Regulation of adenovirus and cellular gene expression and of cellular transformation by the E1B-encoded 175-amino-acid protein.

Mutants of type 5 adenovirus that fail to express the E1B-gene-encoded 175-amino-acid (175R) protein are unable to morphologically transform primary or continuous cultures of rat embryo fibroblast cells. This phenotype could result from a direct effect of this E1B polypeptide (along with E1A polypeptides) on cellular gene expression resulting in a pathway leading to altered cell growth or from an indirect role of the 175R protein made possible by its ability to modulate viral early-gene (most likely E1A) expression. To distinguish between these two models, viruses were constructed that expressed the individual E1A 13S and 12S genes in the presence of either the E1B 175R or 495R protein. Regardless of the E1A gene product that was expressed, viruses that failed to express the E1B 175R protein were transformation defective. Additional studies suggest that the E1A 289R protein and E1B 495R protein function in a common pathway leading to the establishment of the transformed cell. We also observe that E3 gene expression by viruses that fail to express the E1A 289R protein affects the efficiency of focus formation. When tested in both nonpermissive CREF cells and permissive HeLa cells, the lack of 175R protein expression appeared to have no effect (a transient twofold decrease in E1A mRNA accumulation was observed in CREF cells) on viral early-gene expression.
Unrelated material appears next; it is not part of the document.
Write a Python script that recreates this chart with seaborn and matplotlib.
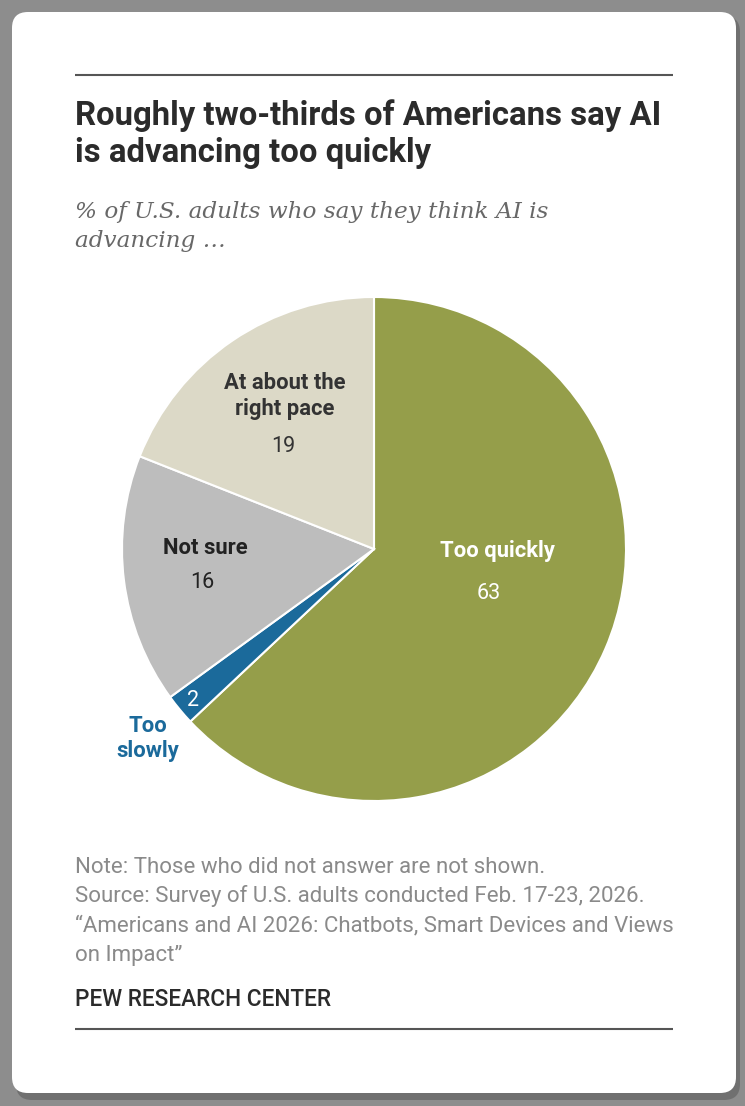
# Pew-style pie: views on the pace of AI development
import matplotlib.pyplot as plt
import seaborn as sns
from matplotlib.patches import FancyBboxPatch

sns.set_theme(style="white")
plt.rcParams['font.family'] = ['Roboto', 'DejaVu Sans']

# Data
categories = ["Too quickly", "Too\nslowly", "Not sure", "At about the\nright pace"]
values = [63, 2, 16, 19]
colors = ["#959e4a", "#1b6a9b", "#bdbdbd", "#dcd9c7"]

title_lines = ["Roughly two-thirds of Americans say AI", "is advancing too quickly"]
subtitle_lines = ["% of U.S. adults who say they think AI is", "advancing \u2026"]
notes = ["Note: Those who did not answer are not shown.",
         "Source: Survey of U.S. adults conducted Feb. 17-23, 2026.",
         "\u201cAmericans and AI 2026: Chatbots, Smart Devices and Views",
         "on Impact\u201d"]

W, H = 745, 1106
fig = plt.figure(figsize=(W / 100, H / 100), dpi=100)
fig.patch.set_facecolor("#8d8d8d")

# background axes in pixel units
bg = fig.add_axes([0, 0, 1, 1])
bg.set_xlim(0, W)
bg.set_ylim(H, 0)
bg.axis("off")
bg.add_patch(FancyBboxPatch((16, 16), 724, 1084, boxstyle="round,pad=0,rounding_size=16",
                            facecolor="#707070", edgecolor="none"))
bg.add_patch(FancyBboxPatch((12, 12), 724, 1081, boxstyle="round,pad=0,rounding_size=16",
                            facecolor="white", edgecolor="none"))
bg.plot([75, 673], [75, 75], color="#555555", lw=1.5, solid_capstyle="butt")
bg.plot([75, 673], [1029, 1029], color="#555555", lw=1.5, solid_capstyle="butt")

for i, line in enumerate(title_lines):
    bg.text(75, 125 + i * 37, line, fontsize=23.7, fontweight="bold", color="#2b2b2b",
            va="baseline", ha="left")
for i, line in enumerate(subtitle_lines):
    bg.text(75, 218 + i * 29, line, fontsize=16.7, style="italic", color="#686868",
            family=["DejaVu Serif"], va="baseline", ha="left")
for i, line in enumerate(notes):
    bg.text(75, 873 + i * 29.3, line, fontsize=16.0, color="#8a8a8a", va="baseline", ha="left")
bg.text(75, 1006, "PEW RESEARCH CENTER", fontsize=16.3, fontweight="medium", color="#2b2b2b",
        va="baseline", ha="left")

# pie axes: center (374, 549), radius 252 px
cx, cy, r = 374, 549, 252
ax = fig.add_axes([(cx - r) / W, (H - cy - r) / H, 2 * r / W, 2 * r / H])
ax.pie(values, colors=colors, startangle=90, counterclock=False, radius=1,
       wedgeprops=dict(edgecolor="white", linewidth=1.5))
ax.set_xlim(-1, 1)
ax.set_ylim(-1, 1)
ax.axis("off")

# label placement (pixel coords, baseline of first line) and text colours
label_pos = [(497, 557), (148, 732), (205, 554), (285, 389)]
value_pos = [(489, 599), (193, 706), (202, 588), (283, 452)]
label_col = ["white", "#1b6a9b", "#222222", "#333333"]
value_col = ["white", "white", "#222222", "#333333"]
for name, v, lp, vp, lc, vc in zip(categories, values, label_pos, value_pos, label_col, value_col):
    for j, part in enumerate(name.split("\n")):
        ax.text(lp[0], lp[1] + j * 25.5, part, transform=bg.transData, ha="center", va="baseline",
                fontsize=15.8, fontweight="bold", color=lc, clip_on=False)
    ax.text(vp[0], vp[1], str(v), transform=bg.transData, ha="center", va="baseline",
            fontsize=15.5, color=vc, clip_on=False)

fig.savefig("out.png", dpi=100, facecolor=fig.get_facecolor())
These results suggest that the initiation of the transformed cell phenotype occurs because of some interaction in a common pathway between the viral E1A proteins and E1B 175R protein. Furthermore, we have shown that the E1B 175R protein does not enhance the rate of transcription initiation from the mouse immunoglobulin heavy chain gene promoter when these sequences are localized on a viral genome, and it does not diminish the ability of the E1A proteins to decrease the rate of enhancer-dependent transcription.